- [To do] Count, in the entries below, the lines in which "this" occurs. Give the number, nothing more.

###

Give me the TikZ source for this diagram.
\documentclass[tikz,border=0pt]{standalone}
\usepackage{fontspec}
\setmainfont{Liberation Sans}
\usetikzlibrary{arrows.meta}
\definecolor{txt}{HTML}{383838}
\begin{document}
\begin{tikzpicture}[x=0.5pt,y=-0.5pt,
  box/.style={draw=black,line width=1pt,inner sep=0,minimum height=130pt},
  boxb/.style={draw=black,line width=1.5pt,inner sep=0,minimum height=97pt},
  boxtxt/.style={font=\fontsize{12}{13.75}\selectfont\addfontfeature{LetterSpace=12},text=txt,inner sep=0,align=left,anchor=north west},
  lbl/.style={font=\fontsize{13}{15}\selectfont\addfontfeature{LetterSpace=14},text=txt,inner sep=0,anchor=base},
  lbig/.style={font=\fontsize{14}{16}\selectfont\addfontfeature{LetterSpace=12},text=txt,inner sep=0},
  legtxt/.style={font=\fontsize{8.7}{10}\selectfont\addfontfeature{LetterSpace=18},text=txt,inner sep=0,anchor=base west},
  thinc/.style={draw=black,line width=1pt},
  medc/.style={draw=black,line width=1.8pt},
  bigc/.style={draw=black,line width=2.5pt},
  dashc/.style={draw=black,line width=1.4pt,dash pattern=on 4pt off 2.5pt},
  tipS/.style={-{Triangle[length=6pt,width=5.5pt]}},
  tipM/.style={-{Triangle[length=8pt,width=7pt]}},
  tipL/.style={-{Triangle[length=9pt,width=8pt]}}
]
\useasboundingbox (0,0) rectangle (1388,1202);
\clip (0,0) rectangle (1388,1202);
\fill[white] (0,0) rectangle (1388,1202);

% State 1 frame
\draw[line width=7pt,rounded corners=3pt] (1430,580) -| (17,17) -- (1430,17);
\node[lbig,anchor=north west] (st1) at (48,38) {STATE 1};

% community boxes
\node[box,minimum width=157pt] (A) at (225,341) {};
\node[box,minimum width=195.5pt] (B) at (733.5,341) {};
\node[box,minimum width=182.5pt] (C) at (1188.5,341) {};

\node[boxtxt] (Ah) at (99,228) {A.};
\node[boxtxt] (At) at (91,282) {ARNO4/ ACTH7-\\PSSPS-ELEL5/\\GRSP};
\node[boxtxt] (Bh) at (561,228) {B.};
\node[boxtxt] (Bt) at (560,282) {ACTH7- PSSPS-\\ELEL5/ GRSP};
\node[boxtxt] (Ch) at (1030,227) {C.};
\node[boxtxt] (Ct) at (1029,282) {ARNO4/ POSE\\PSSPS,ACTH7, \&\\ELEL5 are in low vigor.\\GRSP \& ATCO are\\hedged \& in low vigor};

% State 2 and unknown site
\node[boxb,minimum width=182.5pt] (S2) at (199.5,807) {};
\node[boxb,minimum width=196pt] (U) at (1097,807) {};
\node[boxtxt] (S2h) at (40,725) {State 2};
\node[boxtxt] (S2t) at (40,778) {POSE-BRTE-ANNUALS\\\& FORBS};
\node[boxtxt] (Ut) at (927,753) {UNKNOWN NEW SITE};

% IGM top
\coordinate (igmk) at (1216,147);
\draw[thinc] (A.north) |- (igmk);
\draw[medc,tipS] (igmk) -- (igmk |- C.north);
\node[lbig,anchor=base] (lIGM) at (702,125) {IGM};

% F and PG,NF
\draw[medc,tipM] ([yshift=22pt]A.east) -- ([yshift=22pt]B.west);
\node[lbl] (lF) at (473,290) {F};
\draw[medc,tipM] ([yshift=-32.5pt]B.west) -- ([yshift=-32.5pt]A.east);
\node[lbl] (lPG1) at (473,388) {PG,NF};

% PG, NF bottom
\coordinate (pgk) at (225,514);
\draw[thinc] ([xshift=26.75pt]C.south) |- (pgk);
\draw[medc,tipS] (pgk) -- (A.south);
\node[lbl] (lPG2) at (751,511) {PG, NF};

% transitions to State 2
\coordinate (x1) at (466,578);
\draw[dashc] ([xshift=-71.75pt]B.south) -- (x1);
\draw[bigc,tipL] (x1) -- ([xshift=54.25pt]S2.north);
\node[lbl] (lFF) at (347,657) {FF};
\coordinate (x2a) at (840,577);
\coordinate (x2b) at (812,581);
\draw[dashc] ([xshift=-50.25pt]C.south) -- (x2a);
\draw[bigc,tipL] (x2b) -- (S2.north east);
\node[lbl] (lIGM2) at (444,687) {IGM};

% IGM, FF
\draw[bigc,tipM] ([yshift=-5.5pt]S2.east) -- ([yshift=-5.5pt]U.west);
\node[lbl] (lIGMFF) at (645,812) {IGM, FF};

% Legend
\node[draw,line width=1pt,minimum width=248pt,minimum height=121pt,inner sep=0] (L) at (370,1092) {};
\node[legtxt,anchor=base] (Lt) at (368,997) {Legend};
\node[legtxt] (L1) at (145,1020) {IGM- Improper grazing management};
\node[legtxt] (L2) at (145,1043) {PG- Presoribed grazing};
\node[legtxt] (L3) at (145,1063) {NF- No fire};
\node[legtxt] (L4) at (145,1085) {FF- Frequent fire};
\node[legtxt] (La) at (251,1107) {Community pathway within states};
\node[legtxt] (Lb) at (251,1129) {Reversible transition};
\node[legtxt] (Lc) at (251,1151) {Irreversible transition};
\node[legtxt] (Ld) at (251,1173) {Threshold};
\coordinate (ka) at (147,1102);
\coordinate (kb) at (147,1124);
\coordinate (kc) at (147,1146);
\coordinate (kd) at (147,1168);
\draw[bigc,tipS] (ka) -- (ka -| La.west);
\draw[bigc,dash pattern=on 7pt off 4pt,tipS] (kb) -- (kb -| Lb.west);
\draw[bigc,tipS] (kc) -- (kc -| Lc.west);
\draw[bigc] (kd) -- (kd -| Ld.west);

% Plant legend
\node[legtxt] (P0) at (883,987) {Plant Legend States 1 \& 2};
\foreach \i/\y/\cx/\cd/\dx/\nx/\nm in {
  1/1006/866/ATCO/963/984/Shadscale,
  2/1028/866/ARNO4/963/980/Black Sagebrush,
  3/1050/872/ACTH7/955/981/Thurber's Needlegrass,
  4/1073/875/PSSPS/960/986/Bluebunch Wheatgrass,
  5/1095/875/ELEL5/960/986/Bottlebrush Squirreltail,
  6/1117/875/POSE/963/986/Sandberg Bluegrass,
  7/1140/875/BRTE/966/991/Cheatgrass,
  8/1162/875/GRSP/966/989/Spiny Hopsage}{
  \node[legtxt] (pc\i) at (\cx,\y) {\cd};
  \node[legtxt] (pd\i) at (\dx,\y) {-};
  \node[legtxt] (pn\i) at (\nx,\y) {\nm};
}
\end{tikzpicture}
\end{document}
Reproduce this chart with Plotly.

###

- [Output of the task] 2